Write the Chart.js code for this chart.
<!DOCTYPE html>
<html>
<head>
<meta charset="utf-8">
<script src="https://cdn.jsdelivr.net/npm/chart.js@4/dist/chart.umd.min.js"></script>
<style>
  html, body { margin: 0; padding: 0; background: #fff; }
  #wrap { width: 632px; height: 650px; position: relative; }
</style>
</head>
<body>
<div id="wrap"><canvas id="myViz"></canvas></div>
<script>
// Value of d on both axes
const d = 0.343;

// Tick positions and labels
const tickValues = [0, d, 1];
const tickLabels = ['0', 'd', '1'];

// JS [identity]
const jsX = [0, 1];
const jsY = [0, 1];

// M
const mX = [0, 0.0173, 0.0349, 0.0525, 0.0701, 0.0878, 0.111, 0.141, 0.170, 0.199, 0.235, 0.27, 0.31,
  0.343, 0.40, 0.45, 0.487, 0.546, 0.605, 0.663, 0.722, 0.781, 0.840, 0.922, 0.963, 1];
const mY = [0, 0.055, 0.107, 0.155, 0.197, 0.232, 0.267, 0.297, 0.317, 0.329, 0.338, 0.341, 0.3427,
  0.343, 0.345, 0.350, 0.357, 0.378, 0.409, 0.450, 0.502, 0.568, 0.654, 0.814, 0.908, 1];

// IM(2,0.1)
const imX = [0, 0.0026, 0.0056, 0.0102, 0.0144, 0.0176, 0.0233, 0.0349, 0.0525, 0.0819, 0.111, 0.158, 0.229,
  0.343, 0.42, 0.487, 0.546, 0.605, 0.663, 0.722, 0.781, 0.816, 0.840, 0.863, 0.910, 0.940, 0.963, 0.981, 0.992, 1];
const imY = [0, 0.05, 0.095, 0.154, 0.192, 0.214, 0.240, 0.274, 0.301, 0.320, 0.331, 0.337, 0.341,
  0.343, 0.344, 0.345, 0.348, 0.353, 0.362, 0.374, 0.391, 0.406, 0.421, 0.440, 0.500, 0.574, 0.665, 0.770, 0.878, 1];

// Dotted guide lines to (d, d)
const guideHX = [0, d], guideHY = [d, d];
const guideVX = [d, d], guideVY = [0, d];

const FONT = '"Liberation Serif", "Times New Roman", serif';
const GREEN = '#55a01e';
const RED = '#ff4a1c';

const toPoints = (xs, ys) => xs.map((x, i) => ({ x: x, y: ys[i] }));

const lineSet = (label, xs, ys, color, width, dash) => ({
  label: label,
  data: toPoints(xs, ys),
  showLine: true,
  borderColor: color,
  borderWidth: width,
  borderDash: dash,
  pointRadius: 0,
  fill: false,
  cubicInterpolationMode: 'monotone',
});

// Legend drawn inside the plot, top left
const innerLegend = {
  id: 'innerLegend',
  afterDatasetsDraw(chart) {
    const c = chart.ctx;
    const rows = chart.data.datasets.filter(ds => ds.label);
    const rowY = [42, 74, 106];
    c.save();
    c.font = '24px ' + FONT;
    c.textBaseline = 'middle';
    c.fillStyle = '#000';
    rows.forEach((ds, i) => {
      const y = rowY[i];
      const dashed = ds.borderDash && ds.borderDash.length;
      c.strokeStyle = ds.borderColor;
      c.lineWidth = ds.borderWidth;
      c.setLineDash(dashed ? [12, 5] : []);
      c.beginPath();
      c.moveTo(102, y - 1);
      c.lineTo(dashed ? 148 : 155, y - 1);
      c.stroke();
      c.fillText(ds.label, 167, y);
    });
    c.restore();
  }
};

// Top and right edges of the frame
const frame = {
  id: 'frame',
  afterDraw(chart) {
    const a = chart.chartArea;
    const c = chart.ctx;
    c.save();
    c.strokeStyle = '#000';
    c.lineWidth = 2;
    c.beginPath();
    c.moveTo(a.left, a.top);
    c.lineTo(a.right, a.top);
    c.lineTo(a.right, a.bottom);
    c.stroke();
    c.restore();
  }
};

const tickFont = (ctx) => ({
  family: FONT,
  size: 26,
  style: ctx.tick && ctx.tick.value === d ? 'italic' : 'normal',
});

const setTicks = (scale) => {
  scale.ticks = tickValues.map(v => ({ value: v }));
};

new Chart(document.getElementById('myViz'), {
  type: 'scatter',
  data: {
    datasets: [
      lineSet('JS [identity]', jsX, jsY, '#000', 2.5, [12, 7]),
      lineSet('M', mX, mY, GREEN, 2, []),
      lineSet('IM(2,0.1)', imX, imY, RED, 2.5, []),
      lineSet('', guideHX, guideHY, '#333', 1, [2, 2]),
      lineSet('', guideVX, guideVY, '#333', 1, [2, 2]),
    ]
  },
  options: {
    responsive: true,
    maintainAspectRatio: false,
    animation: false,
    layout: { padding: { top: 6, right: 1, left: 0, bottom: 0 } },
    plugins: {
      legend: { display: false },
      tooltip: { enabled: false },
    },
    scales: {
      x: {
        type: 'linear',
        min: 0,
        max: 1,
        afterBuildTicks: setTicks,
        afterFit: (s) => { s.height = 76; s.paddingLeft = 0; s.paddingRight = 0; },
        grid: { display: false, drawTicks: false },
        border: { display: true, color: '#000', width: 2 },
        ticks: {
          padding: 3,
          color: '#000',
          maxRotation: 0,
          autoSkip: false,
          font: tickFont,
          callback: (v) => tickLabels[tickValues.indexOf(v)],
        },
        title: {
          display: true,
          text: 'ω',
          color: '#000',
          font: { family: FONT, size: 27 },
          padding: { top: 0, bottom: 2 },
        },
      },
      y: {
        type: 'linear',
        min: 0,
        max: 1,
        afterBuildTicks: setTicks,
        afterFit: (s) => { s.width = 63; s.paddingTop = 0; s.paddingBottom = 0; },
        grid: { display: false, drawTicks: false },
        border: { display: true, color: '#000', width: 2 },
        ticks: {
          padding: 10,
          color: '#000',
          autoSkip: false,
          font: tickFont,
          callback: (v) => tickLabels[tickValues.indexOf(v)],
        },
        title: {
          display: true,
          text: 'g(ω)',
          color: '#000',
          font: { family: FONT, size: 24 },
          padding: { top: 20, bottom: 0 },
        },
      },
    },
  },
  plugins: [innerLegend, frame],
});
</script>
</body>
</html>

WHAT IS BEING ASKED: Type the whole listing again, unaltered.

SOLUTION TO THIS TASK:
Write the Chart.js code for this chart.
<!DOCTYPE html>
<html>
<head>
<meta charset="utf-8">
<script src="https://cdn.jsdelivr.net/npm/chart.js@4/dist/chart.umd.min.js"></script>
<style>
  html, body { margin: 0; padding: 0; background: #fff; }
  #wrap { width: 632px; height: 650px; position: relative; }
</style>
</head>
<body>
<div id="wrap"><canvas id="myViz"></canvas></div>
<script>
// Value of d on both axes
const d = 0.343;

// Tick positions and labels
const tickValues = [0, d, 1];
const tickLabels = ['0', 'd', '1'];

// JS [identity]
const jsX = [0, 1];
const jsY = [0, 1];

// M
const mX = [0, 0.0173, 0.0349, 0.0525, 0.0701, 0.0878, 0.111, 0.141, 0.170, 0.199, 0.235, 0.27, 0.31,
  0.343, 0.40, 0.45, 0.487, 0.546, 0.605, 0.663, 0.722, 0.781, 0.840, 0.922, 0.963, 1];
const mY = [0, 0.055, 0.107, 0.155, 0.197, 0.232, 0.267, 0.297, 0.317, 0.329, 0.338, 0.341, 0.3427,
  0.343, 0.345, 0.350, 0.357, 0.378, 0.409, 0.450, 0.502, 0.568, 0.654, 0.814, 0.908, 1];

// IM(2,0.1)
const imX = [0, 0.0026, 0.0056, 0.0102, 0.0144, 0.0176, 0.0233, 0.0349, 0.0525, 0.0819, 0.111, 0.158, 0.229,
  0.343, 0.42, 0.487, 0.546, 0.605, 0.663, 0.722, 0.781, 0.816, 0.840, 0.863, 0.910, 0.940, 0.963, 0.981, 0.992, 1];
const imY = [0, 0.05, 0.095, 0.154, 0.192, 0.214, 0.240, 0.274, 0.301, 0.320, 0.331, 0.337, 0.341,
  0.343, 0.344, 0.345, 0.348, 0.353, 0.362, 0.374, 0.391, 0.406, 0.421, 0.440, 0.500, 0.574, 0.665, 0.770, 0.878, 1];

// Dotted guide lines to (d, d)
const guideHX = [0, d], guideHY = [d, d];
const guideVX = [d, d], guideVY = [0, d];

const FONT = '"Liberation Serif", "Times New Roman", serif';
const GREEN = '#55a01e';
const RED = '#ff4a1c';

const toPoints = (xs, ys) => xs.map((x, i) => ({ x: x, y: ys[i] }));

const lineSet = (label, xs, ys, color, width, dash) => ({
  label: label,
  data: toPoints(xs, ys),
  showLine: true,
  borderColor: color,
  borderWidth: width,
  borderDash: dash,
  pointRadius: 0,
  fill: false,
  cubicInterpolationMode: 'monotone',
});

// Legend drawn inside the plot, top left
const innerLegend = {
  id: 'innerLegend',
  afterDatasetsDraw(chart) {
    const c = chart.ctx;
    const rows = chart.data.datasets.filter(ds => ds.label);
    const rowY = [42, 74, 106];
    c.save();
    c.font = '24px ' + FONT;
    c.textBaseline = 'middle';
    c.fillStyle = '#000';
    rows.forEach((ds, i) => {
      const y = rowY[i];
      const dashed = ds.borderDash && ds.borderDash.length;
      c.strokeStyle = ds.borderColor;
      c.lineWidth = ds.borderWidth;
      c.setLineDash(dashed ? [12, 5] : []);
      c.beginPath();
      c.moveTo(102, y - 1);
      c.lineTo(dashed ? 148 : 155, y - 1);
      c.stroke();
      c.fillText(ds.label, 167, y);
    });
    c.restore();
  }
};

// Top and right edges of the frame
const frame = {
  id: 'frame',
  afterDraw(chart) {
    const a = chart.chartArea;
    const c = chart.ctx;
    c.save();
    c.strokeStyle = '#000';
    c.lineWidth = 2;
    c.beginPath();
    c.moveTo(a.left, a.top);
    c.lineTo(a.right, a.top);
    c.lineTo(a.right, a.bottom);
    c.stroke();
    c.restore();
  }
};

const tickFont = (ctx) => ({
  family: FONT,
  size: 26,
  style: ctx.tick && ctx.tick.value === d ? 'italic' : 'normal',
});

const setTicks = (scale) => {
  scale.ticks = tickValues.map(v => ({ value: v }));
};

new Chart(document.getElementById('myViz'), {
  type: 'scatter',
  data: {
    datasets: [
      lineSet('JS [identity]', jsX, jsY, '#000', 2.5, [12, 7]),
      lineSet('M', mX, mY, GREEN, 2, []),
      lineSet('IM(2,0.1)', imX, imY, RED, 2.5, []),
      lineSet('', guideHX, guideHY, '#333', 1, [2, 2]),
      lineSet('', guideVX, guideVY, '#333', 1, [2, 2]),
    ]
  },
  options: {
    responsive: true,
    maintainAspectRatio: false,
    animation: false,
    layout: { padding: { top: 6, right: 1, left: 0, bottom: 0 } },
    plugins: {
      legend: { display: false },
      tooltip: { enabled: false },
    },
    scales: {
      x: {
        type: 'linear',
        min: 0,
        max: 1,
        afterBuildTicks: setTicks,
        afterFit: (s) => { s.height = 76; s.paddingLeft = 0; s.paddingRight = 0; },
        grid: { display: false, drawTicks: false },
        border: { display: true, color: '#000', width: 2 },
        ticks: {
          padding: 3,
          color: '#000',
          maxRotation: 0,
          autoSkip: false,
          font: tickFont,
          callback: (v) => tickLabels[tickValues.indexOf(v)],
        },
        title: {
          display: true,
          text: 'ω',
          color: '#000',
          font: { family: FONT, size: 27 },
          padding: { top: 0, bottom: 2 },
        },
      },
      y: {
        type: 'linear',
        min: 0,
        max: 1,
        afterBuildTicks: setTicks,
        afterFit: (s) => { s.width = 63; s.paddingTop = 0; s.paddingBottom = 0; },
        grid: { display: false, drawTicks: false },
        border: { display: true, color: '#000', width: 2 },
        ticks: {
          padding: 10,
          color: '#000',
          autoSkip: false,
          font: tickFont,
          callback: (v) => tickLabels[tickValues.indexOf(v)],
        },
        title: {
          display: true,
          text: 'g(ω)',
          color: '#000',
          font: { family: FONT, size: 24 },
          padding: { top: 20, bottom: 0 },
        },
      },
    },
  },
  plugins: [innerLegend, frame],
});
</script>
</body>
</html>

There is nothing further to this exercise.